GOAL OF THE EXERCISE: Gather all lines from the material that contain the word "matplotlib".
====== TASK DATA
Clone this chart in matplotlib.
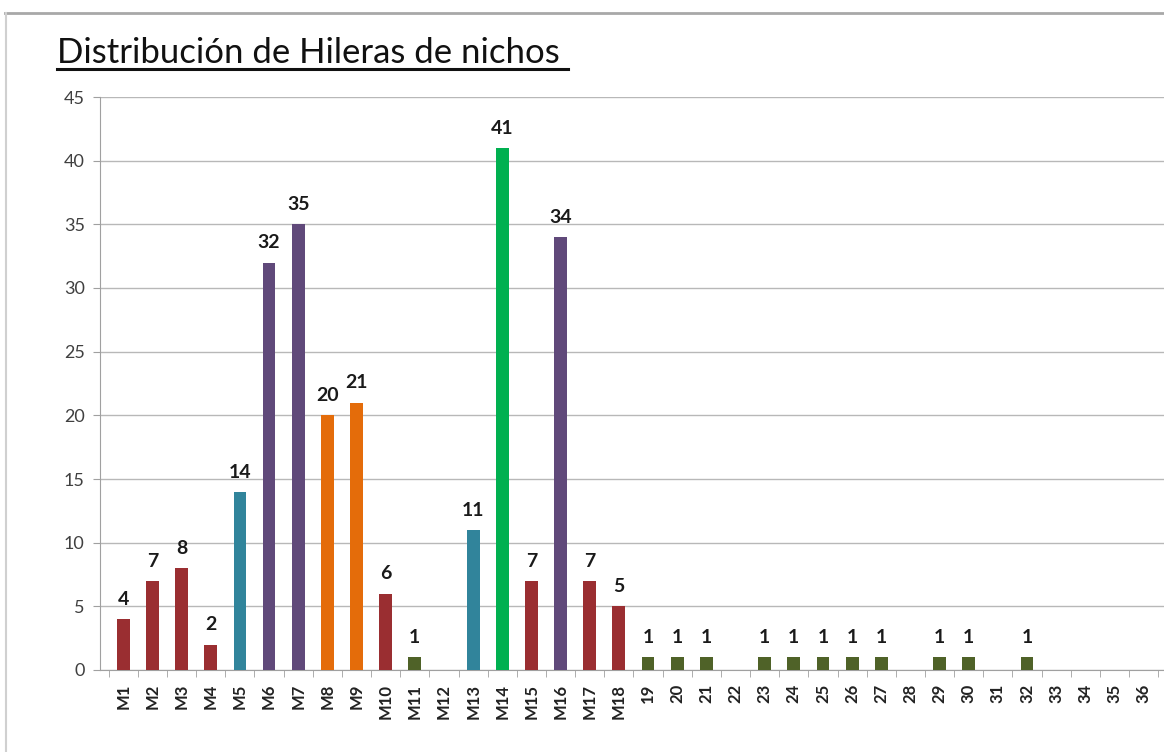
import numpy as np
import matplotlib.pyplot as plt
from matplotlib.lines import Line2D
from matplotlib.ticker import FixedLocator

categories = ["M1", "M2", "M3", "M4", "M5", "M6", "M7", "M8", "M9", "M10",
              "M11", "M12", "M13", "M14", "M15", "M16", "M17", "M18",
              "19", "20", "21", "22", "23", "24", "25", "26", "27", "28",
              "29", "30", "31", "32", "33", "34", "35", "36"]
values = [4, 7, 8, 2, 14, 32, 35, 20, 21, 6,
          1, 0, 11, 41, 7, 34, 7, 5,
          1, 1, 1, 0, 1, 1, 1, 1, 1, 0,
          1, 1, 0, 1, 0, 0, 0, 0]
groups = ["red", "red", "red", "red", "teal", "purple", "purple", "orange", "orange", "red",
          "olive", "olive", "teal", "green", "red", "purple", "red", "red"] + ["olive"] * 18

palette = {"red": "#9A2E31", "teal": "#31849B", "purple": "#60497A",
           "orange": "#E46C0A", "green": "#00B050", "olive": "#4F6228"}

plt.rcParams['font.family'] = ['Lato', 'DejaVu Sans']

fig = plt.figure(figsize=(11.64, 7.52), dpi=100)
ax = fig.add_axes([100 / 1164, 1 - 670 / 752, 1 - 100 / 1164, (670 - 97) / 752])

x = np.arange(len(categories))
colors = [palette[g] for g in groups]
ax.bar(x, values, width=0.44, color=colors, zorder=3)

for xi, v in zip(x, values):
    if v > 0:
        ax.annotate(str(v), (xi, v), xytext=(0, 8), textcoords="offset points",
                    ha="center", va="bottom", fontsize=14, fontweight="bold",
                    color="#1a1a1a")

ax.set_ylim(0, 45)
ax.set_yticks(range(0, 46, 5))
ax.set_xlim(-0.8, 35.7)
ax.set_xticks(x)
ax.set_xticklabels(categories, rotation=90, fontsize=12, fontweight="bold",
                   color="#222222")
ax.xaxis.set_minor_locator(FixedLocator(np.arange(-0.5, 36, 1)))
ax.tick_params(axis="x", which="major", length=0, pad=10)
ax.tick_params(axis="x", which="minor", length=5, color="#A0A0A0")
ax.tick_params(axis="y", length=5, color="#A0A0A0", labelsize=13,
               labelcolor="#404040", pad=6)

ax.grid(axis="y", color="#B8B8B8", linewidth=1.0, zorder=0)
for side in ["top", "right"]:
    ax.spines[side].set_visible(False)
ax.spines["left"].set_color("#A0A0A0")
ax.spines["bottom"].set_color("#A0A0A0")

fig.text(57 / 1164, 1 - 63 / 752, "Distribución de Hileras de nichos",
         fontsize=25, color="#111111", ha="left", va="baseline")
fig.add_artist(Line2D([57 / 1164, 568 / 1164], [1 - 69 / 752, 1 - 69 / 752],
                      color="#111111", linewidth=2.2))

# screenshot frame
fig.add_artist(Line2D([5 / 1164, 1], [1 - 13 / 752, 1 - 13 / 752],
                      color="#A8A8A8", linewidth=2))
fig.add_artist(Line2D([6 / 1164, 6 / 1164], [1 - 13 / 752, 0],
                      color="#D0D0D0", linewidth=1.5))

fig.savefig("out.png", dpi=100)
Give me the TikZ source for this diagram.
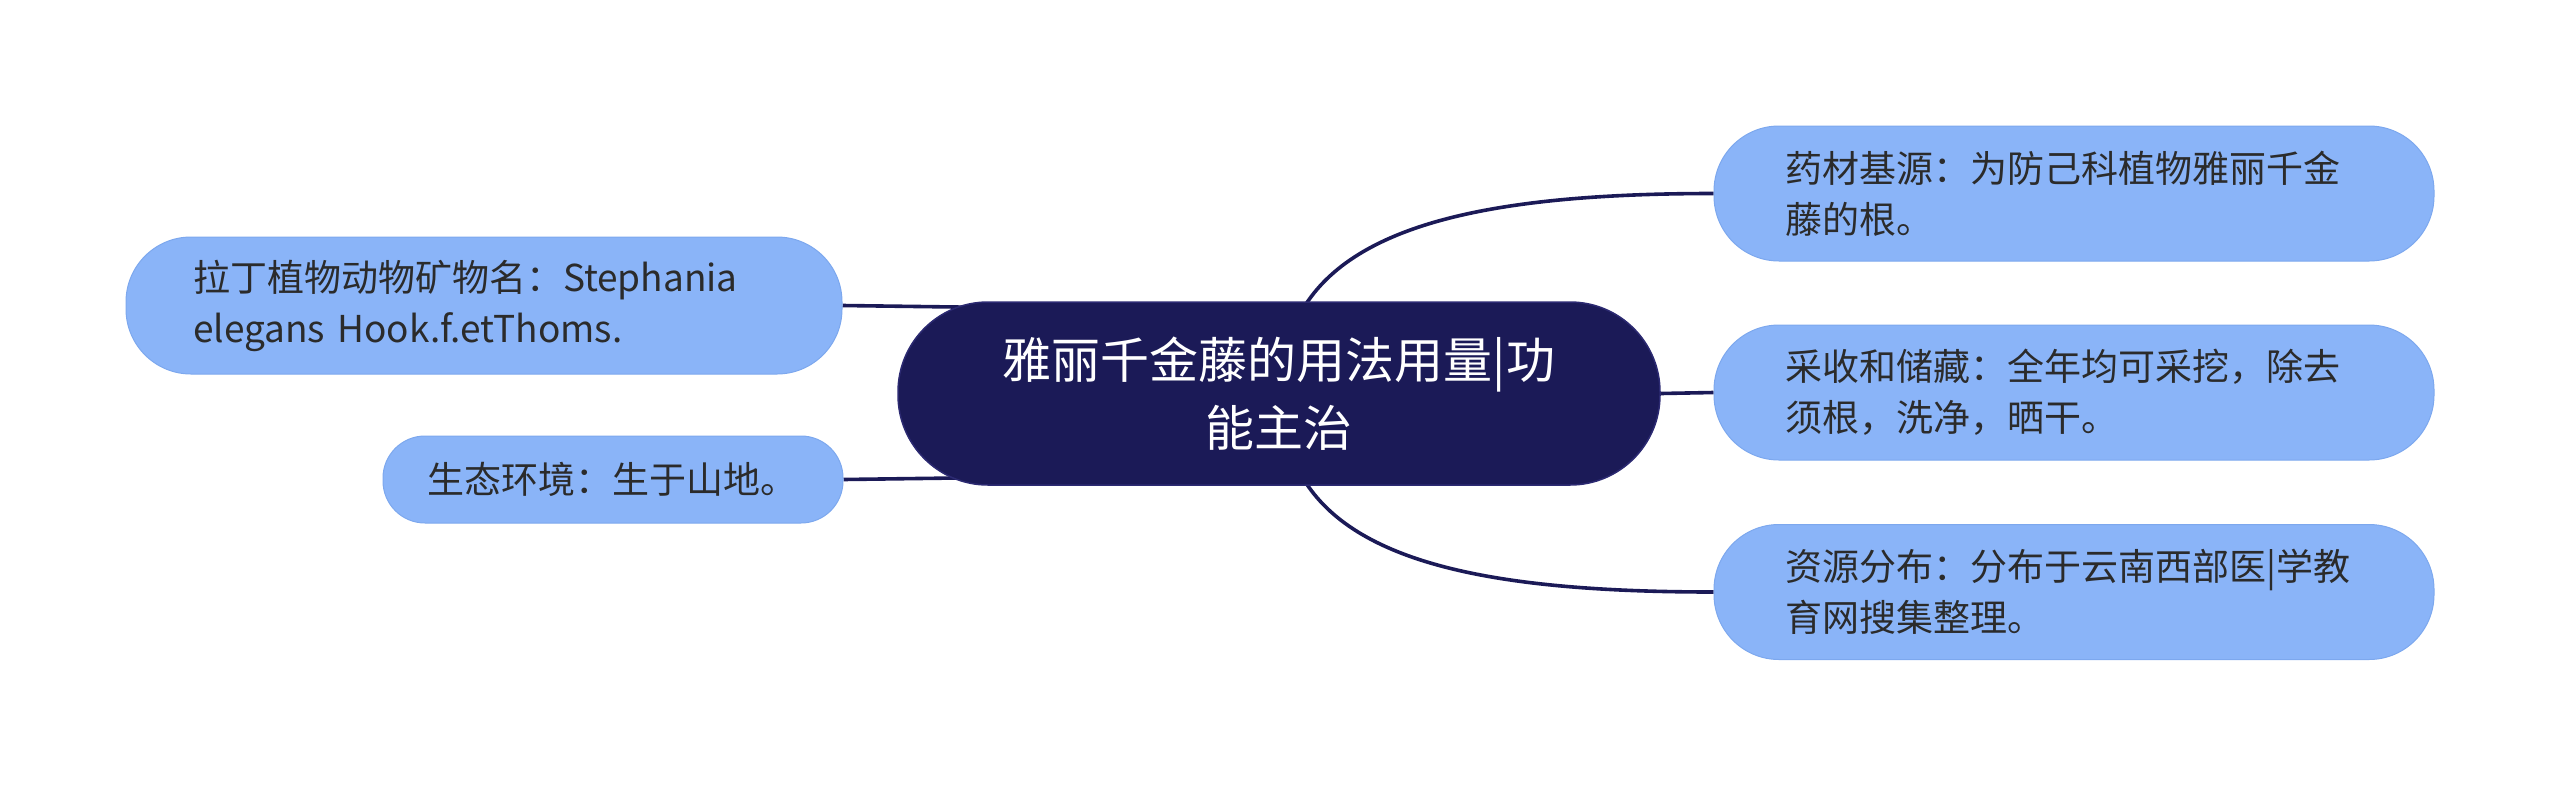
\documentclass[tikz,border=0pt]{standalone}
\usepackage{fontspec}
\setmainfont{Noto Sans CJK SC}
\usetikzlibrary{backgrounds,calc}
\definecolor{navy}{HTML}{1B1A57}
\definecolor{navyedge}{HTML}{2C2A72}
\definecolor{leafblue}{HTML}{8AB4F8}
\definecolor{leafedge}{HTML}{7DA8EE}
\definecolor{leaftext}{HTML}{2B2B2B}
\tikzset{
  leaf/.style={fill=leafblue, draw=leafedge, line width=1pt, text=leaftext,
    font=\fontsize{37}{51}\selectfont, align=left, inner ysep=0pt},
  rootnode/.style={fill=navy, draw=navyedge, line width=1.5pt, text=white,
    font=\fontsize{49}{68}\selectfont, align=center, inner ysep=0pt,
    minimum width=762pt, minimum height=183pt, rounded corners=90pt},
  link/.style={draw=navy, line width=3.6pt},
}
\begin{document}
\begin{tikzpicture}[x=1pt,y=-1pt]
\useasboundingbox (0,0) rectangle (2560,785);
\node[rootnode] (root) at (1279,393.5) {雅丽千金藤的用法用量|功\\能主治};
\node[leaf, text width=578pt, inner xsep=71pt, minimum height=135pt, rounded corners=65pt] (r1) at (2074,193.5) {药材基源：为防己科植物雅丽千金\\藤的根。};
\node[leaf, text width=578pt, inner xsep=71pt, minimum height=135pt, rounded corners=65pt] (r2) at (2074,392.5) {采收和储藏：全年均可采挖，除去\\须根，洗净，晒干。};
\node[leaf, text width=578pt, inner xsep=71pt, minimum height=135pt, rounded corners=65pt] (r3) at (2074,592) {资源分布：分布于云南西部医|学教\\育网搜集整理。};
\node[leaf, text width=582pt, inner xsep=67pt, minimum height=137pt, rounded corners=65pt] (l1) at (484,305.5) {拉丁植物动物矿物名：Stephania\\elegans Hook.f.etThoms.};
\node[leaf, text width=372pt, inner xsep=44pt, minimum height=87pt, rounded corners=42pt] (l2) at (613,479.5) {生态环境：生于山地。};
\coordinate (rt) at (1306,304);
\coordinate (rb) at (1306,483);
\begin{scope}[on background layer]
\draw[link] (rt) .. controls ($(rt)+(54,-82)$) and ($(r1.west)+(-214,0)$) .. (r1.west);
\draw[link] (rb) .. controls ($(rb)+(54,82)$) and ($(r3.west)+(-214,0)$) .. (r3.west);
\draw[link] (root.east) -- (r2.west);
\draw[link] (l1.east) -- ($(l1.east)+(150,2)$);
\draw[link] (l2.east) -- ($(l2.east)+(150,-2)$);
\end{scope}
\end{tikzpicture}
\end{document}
============
====== TASK DATA
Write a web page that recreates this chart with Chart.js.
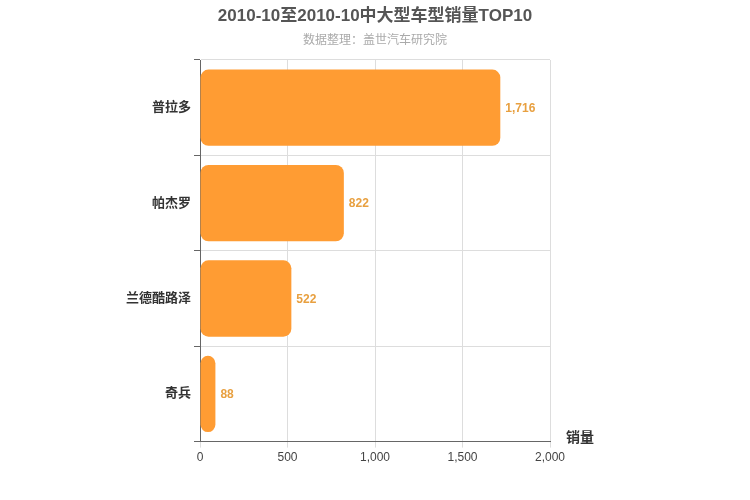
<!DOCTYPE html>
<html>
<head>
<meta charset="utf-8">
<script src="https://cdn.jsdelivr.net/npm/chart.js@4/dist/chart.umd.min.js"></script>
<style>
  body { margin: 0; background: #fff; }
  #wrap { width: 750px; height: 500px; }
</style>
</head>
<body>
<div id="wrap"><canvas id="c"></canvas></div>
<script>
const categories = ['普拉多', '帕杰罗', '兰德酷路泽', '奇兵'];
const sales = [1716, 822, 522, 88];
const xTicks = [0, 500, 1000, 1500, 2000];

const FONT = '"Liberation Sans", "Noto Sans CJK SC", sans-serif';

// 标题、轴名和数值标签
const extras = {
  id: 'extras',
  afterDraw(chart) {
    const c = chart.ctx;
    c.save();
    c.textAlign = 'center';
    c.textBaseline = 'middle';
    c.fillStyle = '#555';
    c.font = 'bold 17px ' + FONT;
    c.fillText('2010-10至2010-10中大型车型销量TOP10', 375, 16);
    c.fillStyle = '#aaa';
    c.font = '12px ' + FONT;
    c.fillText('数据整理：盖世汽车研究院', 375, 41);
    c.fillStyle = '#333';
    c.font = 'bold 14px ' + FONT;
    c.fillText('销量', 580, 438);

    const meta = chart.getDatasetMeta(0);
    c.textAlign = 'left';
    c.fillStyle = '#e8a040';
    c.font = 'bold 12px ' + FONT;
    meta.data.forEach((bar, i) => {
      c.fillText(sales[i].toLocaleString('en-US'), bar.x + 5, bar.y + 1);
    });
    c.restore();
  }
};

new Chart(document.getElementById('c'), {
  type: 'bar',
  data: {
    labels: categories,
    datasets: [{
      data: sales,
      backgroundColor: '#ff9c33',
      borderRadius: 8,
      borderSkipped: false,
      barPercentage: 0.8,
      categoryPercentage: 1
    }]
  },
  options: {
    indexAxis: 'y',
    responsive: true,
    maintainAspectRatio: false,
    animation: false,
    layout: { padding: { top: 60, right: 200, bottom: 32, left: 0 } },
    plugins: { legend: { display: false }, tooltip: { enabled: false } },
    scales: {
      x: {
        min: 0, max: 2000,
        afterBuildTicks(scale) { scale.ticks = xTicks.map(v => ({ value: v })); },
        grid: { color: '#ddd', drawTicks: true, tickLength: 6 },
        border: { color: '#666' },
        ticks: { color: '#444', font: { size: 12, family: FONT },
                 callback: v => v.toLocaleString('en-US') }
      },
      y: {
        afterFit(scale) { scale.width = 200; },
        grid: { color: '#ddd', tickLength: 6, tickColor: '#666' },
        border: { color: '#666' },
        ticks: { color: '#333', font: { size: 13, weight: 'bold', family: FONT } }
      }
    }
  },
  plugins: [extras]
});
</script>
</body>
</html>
============
EXERCISE ANSWER:
Clone this chart in matplotlib.
import matplotlib.pyplot as plt
from matplotlib.lines import Line2D
from matplotlib.ticker import FixedLocator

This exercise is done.